The petition included, inter alia, an affidavit from Petitioner about the lingering effects of his conviction and its collateral consequences, and an affidavit from the named victim in Petitioner’s court-martial, LG. In that affidavit, LG recanted her trial testimony that supported the offenses of which Petitioner was convicted. Petitioner requests this court issue “a writ of error coram nobis setting aside his 9 February 2001 conviction, as it was based on false testimony.” Alternatively, Petitioner suggests that if the court is unable to determine LG’s credibility, it remand for a hearing in accordance with United States v. DuBay, 37 C.M.R. 411 (C.M.A. 1967). 
Two judges decide a Dubay is appropriate, the third concurs in part and dissents in part.
Upon careful review of the record, we conclude a fact-finding hearing is appropriate to address two coram nobis threshold requirements, specifically Denedo factors (3) and (4). We allow that in consideration of the Denedo factors, evidence relating to LG’s veracity and Petitioner’s underlying request may be revealed. However, at this time we do not request findings of fact on the merits of Petitioner’s request for a new trial.
The dissenting judge writes
I agree with my colleagues’ decision to order further proceedings before the court may settle his petition and resolve whether his substantive claim on the merits warrants setting aside the findings and sentence. For this reason I join my colleagues in the decision to order an evidentiary hearing.

I write separately for two reasons: first, to explain why a factfinding hearing on Denedo factors (3) and (4) is not only appropriate, but that it is necessary under applicable precedent and the circumstances present here. Put differently, the court is correct to order factfinding not because we can, but because we must. For this reason I concur with ordering the DuBay1 judge to fully evaluate Denedo factors (3) and (4), and conduct factfinding on both issues. However, I dissent in part because our order does not afford latitude to the DuBay judge that would allow this court to evaluate Denedo’s second tier of analysis— that is, the question of the merits of LG’s recantation and whether she told the truth before, or is telling the truth now. It is not too soon to inquire into the veracity of LG’s trial testimony and recantation.

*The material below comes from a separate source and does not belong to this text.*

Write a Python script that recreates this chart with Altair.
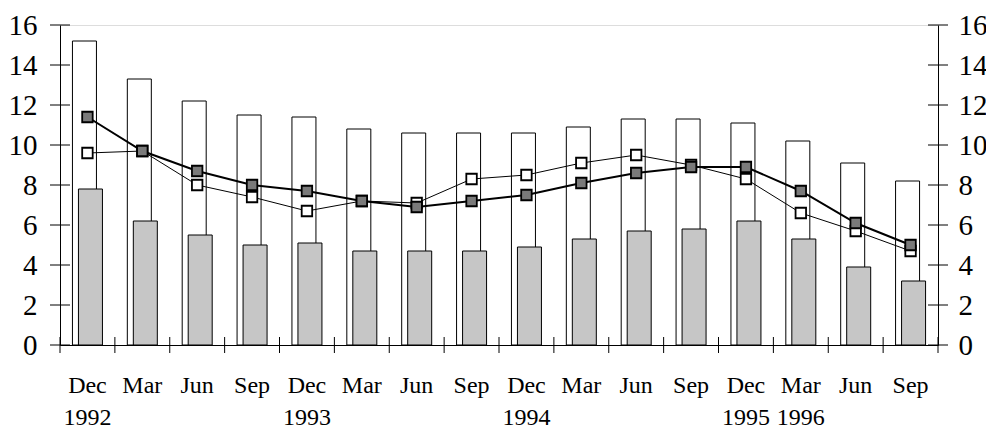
import altair as alt
import pandas as pd

months = ["Dec", "Mar", "Jun", "Sep", "Dec", "Mar", "Jun", "Sep",
          "Dec", "Mar", "Jun", "Sep", "Dec", "Mar", "Jun", "Sep"]
years = ["1992", "", "", "", "1993", "", "", "", "1994", "", "", "",
         "1995", "1996", "", ""]
white_bars = [15.2, 13.3, 12.2, 11.5, 11.4, 10.8, 10.6, 10.6,
              10.6, 10.9, 11.3, 11.3, 11.1, 10.2, 9.1, 8.2]
hatched_bars = [7.8, 6.2, 5.5, 5.0, 5.1, 4.7, 4.7, 4.7,
                4.9, 5.3, 5.7, 5.8, 6.2, 5.3, 3.9, 3.2]
dark_line = [11.4, 9.7, 8.7, 8.0, 7.7, 7.2, 6.9, 7.2,
             7.5, 8.1, 8.6, 8.9, 8.9, 7.7, 6.1, 5.0]
white_line = [9.6, 9.7, 8.0, 7.4, 6.7, 7.2, 7.1, 8.3,
              8.5, 9.1, 9.5, 9.0, 8.3, 6.6, 5.7, 4.7]
y_ticks = [0, 2, 4, 6, 8, 10, 12, 14, 16]

W, H = 878, 320
FONT = "Liberation Serif"
XFS = 24
YFS = 29

keys = [f"{m}|{y}|{i}" for i, (m, y) in enumerate(zip(months, years))]
df = pd.DataFrame({
    "key": keys,
    "white_bar": white_bars,
    "hatched_bar": hatched_bars,
    "dark": dark_line,
    "white": white_line,
    "idx": list(range(len(keys))),
})
tick_df = pd.DataFrame({"t": y_ticks})

yscale = alt.Scale(domain=[0, 16], nice=False, zero=True)
xscale = alt.Scale(paddingInner=0, paddingOuter=0)

x_axis = alt.Axis(
    title=None, ticks=False, tickSize=0, domain=True, domainColor="black",
    domainWidth=1, labelAngle=0, labelOverlap=False, labelPadding=28,
    labelBaseline="top", labelLineHeight=32, labelFont=FONT, labelFontSize=XFS,
    labelColor="black", grid=False,
    labelExpr="slice(split(datum.value, '|'), 0, 2)",
)

def xenc(**kw):
    return alt.X("key:N", sort=keys, scale=xscale, axis=x_axis, **kw)

def yaxis(orient, pad):
    return alt.Axis(
        orient=orient, title=None, values=y_ticks, ticks=False, tickSize=0,
        domain=True, domainColor="black", domainWidth=1, grid=False,
        labelPadding=pad, labelFont=FONT, labelFontSize=YFS, labelColor="black",
    )

base = alt.Chart(df)

white_bar_layer = base.mark_bar(
    width=24, xOffset=-3, fill="white", stroke="black", strokeWidth=1
).encode(x=xenc(), y=alt.Y("white_bar:Q", scale=yscale, axis=yaxis("left", 23)))

hatched_bar_layer = base.mark_bar(
    width=24, xOffset=3, fill="#c6c6c6", stroke="black", strokeWidth=1
).encode(x=xenc(), y=alt.Y("hatched_bar:Q", scale=yscale, axis=None))

x_ticks = base.mark_rule(color="black", strokeWidth=1, yOffset=8, y2Offset=-8).encode(
    x=xenc(bandPosition=0),
    y=alt.YDatum(0, scale=yscale, axis=None),
    y2=alt.Y2Datum(0),
)
x_tick_end = base.transform_filter(alt.datum.idx == len(keys) - 1).mark_rule(
    color="black", strokeWidth=1, yOffset=8, y2Offset=-8
).encode(
    x=xenc(bandPosition=1),
    y=alt.YDatum(0, scale=yscale, axis=None),
    y2=alt.Y2Datum(0),
)

left_ticks = alt.Chart(tick_df).mark_rule(color="black", strokeWidth=1).encode(
    y=alt.Y("t:Q", scale=yscale, axis=None),
    x=alt.value(-10), x2=alt.value(10),
)
right_ticks = alt.Chart(tick_df).mark_rule(color="black", strokeWidth=1).encode(
    y=alt.Y("t:Q", scale=yscale, axis=None),
    x=alt.value(W - 10), x2=alt.value(W + 10),
)

white_ln = base.mark_line(color="black", strokeWidth=1).encode(
    x=xenc(), y=alt.Y("white:Q", scale=yscale, axis=None))
white_pt = base.mark_square(
    size=110, fill="white", stroke="black", strokeWidth=1.8, opacity=1
).encode(x=xenc(), y=alt.Y("white:Q", scale=yscale, axis=None))

dark_ln = base.mark_line(color="black", strokeWidth=2).encode(
    x=xenc(), y=alt.Y("dark:Q", scale=yscale, axis=None))
dark_pt = base.mark_square(
    size=110, fill="#7a7a7a", stroke="black", strokeWidth=1.8, opacity=1
).encode(x=xenc(), y=alt.Y("dark:Q", scale=yscale, axis=yaxis("right", 20)))

chart = alt.layer(
    white_bar_layer, hatched_bar_layer, x_ticks, x_tick_end,
    left_ticks, right_ticks, white_ln, white_pt, dark_ln, dark_pt,
).resolve_axis(y="independent").properties(
    width=W, height=H,
    padding={"left": 52, "top": 17, "right": 48, "bottom": 83},
    autosize=alt.AutoSizeParams(type="none"),
).configure_view(stroke=None).configure(
    background="white"
).configure_axis(
    labelFont=FONT, labelColor="black"
).configure_axisLeft(
    labelFont=FONT, labelFontSize=YFS
).configure_axisRight(
    labelFont=FONT, labelFontSize=YFS
)

chart.save("out.html", embed_options={"renderer": "svg", "actions": False})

​Therefore, I respectfully dissent not because our order is incorrect, but because it is too narrow in scope.
The court wants answers to the following questions.
(1) The circumstances surrounding LG’s recantation(s) of her testimony from Petitioner’s court-martial, including when Petitioner learned that LG was recanting. (Denedo factor (3)).

(2) The circumstances leading to Petitioner filing his Petition for Extraordinary Relief in the Nature of a Writ of Error Coram Nobis in January 2022, nearly 21 years after his conviction. (Denedo factor (3)).

(3) The circumstances relating to LG’s 28 October 2021 affidavit statement that LG would have admitted her allegations were untrue to any investigator or participant to the court-martial, had she been asked directly, before Petitioner was convicted. (Denedo factor (4)).